> _Charts and diagrams as code_

* * *

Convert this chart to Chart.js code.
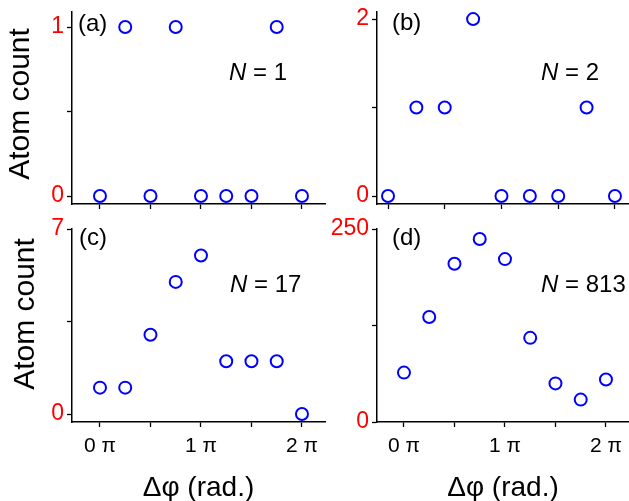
<!DOCTYPE html>
<html><head><meta charset="utf-8">
<script src="https://cdn.jsdelivr.net/npm/chart.js@4.4.1/dist/chart.umd.min.js"></script>
<style>
html,body{margin:0;padding:0;background:#fff;overflow:hidden;width:629px;height:501px;}
canvas{position:absolute;}
</style></head><body>
<canvas id="ca" width="330" height="215" style="left:0;top:0"></canvas>
<canvas id="cb" width="299" height="215" style="left:330px;top:0"></canvas>
<canvas id="cc" width="330" height="295" style="left:0;top:215px"></canvas>
<canvas id="cd" width="299" height="295" style="left:330px;top:215px"></canvas>
<script>
// ---- data ----
const phases = [0, 0.25, 0.5, 0.75, 1, 1.25, 1.5, 1.75, 2];   // Δφ in units of π
const countsA = [0, 1, 0, 1, 0, 0, 0, 1, 0];
const countsB = [0, 1, 1, 2, 0, 0, 0, 1, 0];
const countsC = [1, 1, 3, 5, 6, 2, 2, 2, 0];
const countsD = [64, 136, 205, 237, 211, 109, 50, 29, 55];
const atomNumbers = [1, 2, 17, 813];
const panelNames = ['(a)', '(b)', '(c)', '(d)'];
const xTickValues = [0, 0.5, 1, 1.5, 2];
const xTickLabels = ['0 π', '', '1 π', '', '2 π'];
const yTicksA = [0, 0.5, 1],   yLabelsA = ['0', '', '1'];
const yTicksB = [0, 1, 2],     yLabelsB = ['0', '', '2'];
const yTicksC = [0, 3.5, 7],   yLabelsC = ['0', '', '7'];
const yTicksD = [0, 125, 250], yLabelsD = ['0', '', '250'];
const xTitle = 'Δφ (rad.)';
const yTitle = 'Atom count';

const FONT = "'Liberation Sans', Arial, sans-serif";

const annot = {
  id: 'annot',
  afterDraw(chart, args, o) {
    const ctx = chart.ctx;
    ctx.save();
    ctx.fillStyle = '#000';
    ctx.textBaseline = 'middle';
    ctx.textAlign = 'left';
    ctx.font = '24px ' + FONT;
    ctx.fillText(o.panel, o.px, o.py);
    ctx.font = 'italic 24px ' + FONT;
    ctx.fillText('N', o.nx, o.ny);
    const w = ctx.measureText('N').width;
    ctx.font = '24px ' + FONT;
    ctx.fillText(' = ' + o.n, o.nx + w, o.ny);
    if (o.yTitle) {
      ctx.translate(o.tx, o.ty);
      ctx.rotate(-Math.PI / 2);
      ctx.textAlign = 'center';
      ctx.font = '30px ' + FONT;
      ctx.fillText(o.yTitle, 0, 0);
    }
    ctx.restore();
  }
};

function noPad(s) {
  s.paddingTop = 0; s.paddingBottom = 0; s.paddingLeft = 0; s.paddingRight = 0;
}

function makeChart(id, c) {
  const grid = {drawOnChartArea: false, drawTicks: true, tickLength: 5, tickColor: '#000', tickWidth: 1.3};
  const border = {display: true, color: '#000', width: 1.5};
  new Chart(document.getElementById(id), {
    type: 'scatter',
    data: {datasets: [{
      data: phases.map((p, i) => ({x: p, y: c.counts[i]})),
      pointRadius: 6, pointHoverRadius: 6, borderWidth: 2,
      borderColor: '#0000ff', backgroundColor: 'rgba(0,0,0,0)', showLine: false, clip: false
    }]},
    options: {
      responsive: false, animation: false, devicePixelRatio: 1,
      layout: {autoPadding: false, padding: c.pad},
      plugins: {legend: {display: false}, tooltip: {enabled: false}, annot: c.annot},
      events: [],
      scales: {
        x: {
          type: 'linear', min: c.xMin, max: c.xMax,
          afterBuildTicks: s => { s.ticks = xTickValues.map(v => ({value: v})); },
          afterFit: s => { s.height = c.xHeight; noPad(s); },
          grid, border,
          ticks: {display: c.showX, autoSkip: false, maxRotation: 0, color: '#000', padding: 7,
                  font: {family: FONT, size: 21}, callback: (v, i) => xTickLabels[i]},
          title: {display: c.showX, text: xTitle, color: '#000', font: {family: FONT, size: 28},
                  padding: {top: 0, bottom: 5}}
        },
        y: {
          type: 'linear', min: c.yMin, max: c.yMax,
          afterBuildTicks: s => { s.ticks = c.yTicks.map(v => ({value: v})); },
          afterFit: s => { s.width = c.yWidth; noPad(s); },
          grid, border,
          ticks: {color: '#ff0000', padding: 3, font: {family: FONT, size: 23},
                  callback: (v, i) => c.yLabels[i]}
        }
      }
    },
    plugins: [annot]
  });
}

makeChart('ca', {counts: countsA, yTicks: yTicksA, yLabels: yLabelsA,
  xMin: -0.277, xMax: 2.228, yMin: -0.047, yMax: 1.089,
  yWidth: 72, xHeight: 11, pad: {top: 12, right: 5, left: 0, bottom: 0}, showX: false,
  annot: {panel: panelNames[0], px: 78, py: 24, n: atomNumbers[0], nx: 229, ny: 73,
          yTitle: yTitle, tx: 21, ty: 104}});
makeChart('cb', {counts: countsB, yTicks: yTicksB, yLabels: yLabelsB,
  xMin: -0.097, xMax: 2.115, yMin: -0.09, yMax: 2.08,
  yWidth: 47, xHeight: 11, pad: {top: 12, right: 1, left: 0, bottom: 0}, showX: false,
  annot: {panel: panelNames[1], px: 62, py: 23, n: atomNumbers[1], nx: 211, ny: 73}});
makeChart('cc', {counts: countsC, yTicks: yTicksC, yLabels: yLabelsC,
  xMin: -0.277, xMax: 2.228, yMin: -0.30, yMax: 7,
  yWidth: 72, xHeight: 88, pad: {top: 14, right: 5, left: 0, bottom: 0}, showX: true,
  annot: {panel: panelNames[2], px: 79, py: 23, n: atomNumbers[2], nx: 230, ny: 70,
          yTitle: yTitle, tx: 26, ty: 99}});
makeChart('cd', {counts: countsD, yTicks: yTicksD, yLabels: yLabelsD,
  xMin: -0.267, xMax: 2.228, yMin: 0, yMax: 250,
  yWidth: 47, xHeight: 88, pad: {top: 14, right: 0, left: 0, bottom: 0}, showX: true,
  annot: {panel: panelNames[3], px: 62, py: 23, n: atomNumbers[3], nx: 211, ny: 70}});
</script>
</body></html>
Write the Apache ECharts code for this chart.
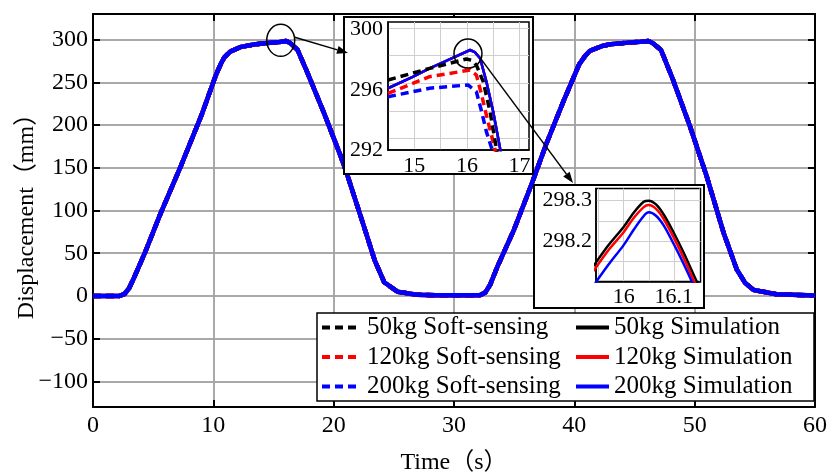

* * *

> _Directions for this task_
Go through the entries above and output them exactly, without pictures.

> _Solution for this problem_
Convert this chart to Chart.js code.
<!DOCTYPE html>
<html><head><meta charset="utf-8">
<script src="https://cdn.jsdelivr.net/npm/chart.js@4.4.1/dist/chart.umd.min.js"></script>
<style>
html,body{margin:0;padding:0;background:#fff;overflow:hidden;width:629px;height:501px;}
canvas{position:absolute;}
</style></head><body>
<canvas id="ca" width="330" height="215" style="left:0;top:0"></canvas>
<canvas id="cb" width="299" height="215" style="left:330px;top:0"></canvas>
<canvas id="cc" width="330" height="295" style="left:0;top:215px"></canvas>
<canvas id="cd" width="299" height="295" style="left:330px;top:215px"></canvas>
<script>
// ---- data ----
const phases = [0, 0.25, 0.5, 0.75, 1, 1.25, 1.5, 1.75, 2];   // Δφ in units of π
const countsA = [0, 1, 0, 1, 0, 0, 0, 1, 0];
const countsB = [0, 1, 1, 2, 0, 0, 0, 1, 0];
const countsC = [1, 1, 3, 5, 6, 2, 2, 2, 0];
const countsD = [64, 136, 205, 237, 211, 109, 50, 29, 55];
const atomNumbers = [1, 2, 17, 813];
const panelNames = ['(a)', '(b)', '(c)', '(d)'];
const xTickValues = [0, 0.5, 1, 1.5, 2];
const xTickLabels = ['0 π', '', '1 π', '', '2 π'];
const yTicksA = [0, 0.5, 1],   yLabelsA = ['0', '', '1'];
const yTicksB = [0, 1, 2],     yLabelsB = ['0', '', '2'];
const yTicksC = [0, 3.5, 7],   yLabelsC = ['0', '', '7'];
const yTicksD = [0, 125, 250], yLabelsD = ['0', '', '250'];
const xTitle = 'Δφ (rad.)';
const yTitle = 'Atom count';

const FONT = "'Liberation Sans', Arial, sans-serif";

const annot = {
  id: 'annot',
  afterDraw(chart, args, o) {
    const ctx = chart.ctx;
    ctx.save();
    ctx.fillStyle = '#000';
    ctx.textBaseline = 'middle';
    ctx.textAlign = 'left';
    ctx.font = '24px ' + FONT;
    ctx.fillText(o.panel, o.px, o.py);
    ctx.font = 'italic 24px ' + FONT;
    ctx.fillText('N', o.nx, o.ny);
    const w = ctx.measureText('N').width;
    ctx.font = '24px ' + FONT;
    ctx.fillText(' = ' + o.n, o.nx + w, o.ny);
    if (o.yTitle) {
      ctx.translate(o.tx, o.ty);
      ctx.rotate(-Math.PI / 2);
      ctx.textAlign = 'center';
      ctx.font = '30px ' + FONT;
      ctx.fillText(o.yTitle, 0, 0);
    }
    ctx.restore();
  }
};

function noPad(s) {
  s.paddingTop = 0; s.paddingBottom = 0; s.paddingLeft = 0; s.paddingRight = 0;
}

function makeChart(id, c) {
  const grid = {drawOnChartArea: false, drawTicks: true, tickLength: 5, tickColor: '#000', tickWidth: 1.3};
  const border = {display: true, color: '#000', width: 1.5};
  new Chart(document.getElementById(id), {
    type: 'scatter',
    data: {datasets: [{
      data: phases.map((p, i) => ({x: p, y: c.counts[i]})),
      pointRadius: 6, pointHoverRadius: 6, borderWidth: 2,
      borderColor: '#0000ff', backgroundColor: 'rgba(0,0,0,0)', showLine: false, clip: false
    }]},
    options: {
      responsive: false, animation: false, devicePixelRatio: 1,
      layout: {autoPadding: false, padding: c.pad},
      plugins: {legend: {display: false}, tooltip: {enabled: false}, annot: c.annot},
      events: [],
      scales: {
        x: {
          type: 'linear', min: c.xMin, max: c.xMax,
          afterBuildTicks: s => { s.ticks = xTickValues.map(v => ({value: v})); },
          afterFit: s => { s.height = c.xHeight; noPad(s); },
          grid, border,
          ticks: {display: c.showX, autoSkip: false, maxRotation: 0, color: '#000', padding: 7,
                  font: {family: FONT, size: 21}, callback: (v, i) => xTickLabels[i]},
          title: {display: c.showX, text: xTitle, color: '#000', font: {family: FONT, size: 28},
                  padding: {top: 0, bottom: 5}}
        },
        y: {
          type: 'linear', min: c.yMin, max: c.yMax,
          afterBuildTicks: s => { s.ticks = c.yTicks.map(v => ({value: v})); },
          afterFit: s => { s.width = c.yWidth; noPad(s); },
          grid, border,
          ticks: {color: '#ff0000', padding: 3, font: {family: FONT, size: 23},
                  callback: (v, i) => c.yLabels[i]}
        }
      }
    },
    plugins: [annot]
  });
}

makeChart('ca', {counts: countsA, yTicks: yTicksA, yLabels: yLabelsA,
  xMin: -0.277, xMax: 2.228, yMin: -0.047, yMax: 1.089,
  yWidth: 72, xHeight: 11, pad: {top: 12, right: 5, left: 0, bottom: 0}, showX: false,
  annot: {panel: panelNames[0], px: 78, py: 24, n: atomNumbers[0], nx: 229, ny: 73,
          yTitle: yTitle, tx: 21, ty: 104}});
makeChart('cb', {counts: countsB, yTicks: yTicksB, yLabels: yLabelsB,
  xMin: -0.097, xMax: 2.115, yMin: -0.09, yMax: 2.08,
  yWidth: 47, xHeight: 11, pad: {top: 12, right: 1, left: 0, bottom: 0}, showX: false,
  annot: {panel: panelNames[1], px: 62, py: 23, n: atomNumbers[1], nx: 211, ny: 73}});
makeChart('cc', {counts: countsC, yTicks: yTicksC, yLabels: yLabelsC,
  xMin: -0.277, xMax: 2.228, yMin: -0.30, yMax: 7,
  yWidth: 72, xHeight: 88, pad: {top: 14, right: 5, left: 0, bottom: 0}, showX: true,
  annot: {panel: panelNames[2], px: 79, py: 23, n: atomNumbers[2], nx: 230, ny: 70,
          yTitle: yTitle, tx: 26, ty: 99}});
makeChart('cd', {counts: countsD, yTicks: yTicksD, yLabels: yLabelsD,
  xMin: -0.267, xMax: 2.228, yMin: 0, yMax: 250,
  yWidth: 47, xHeight: 88, pad: {top: 14, right: 0, left: 0, bottom: 0}, showX: true,
  annot: {panel: panelNames[3], px: 62, py: 23, n: atomNumbers[3], nx: 211, ny: 70}});
</script>
</body></html>
Write the Apache ECharts code for this chart.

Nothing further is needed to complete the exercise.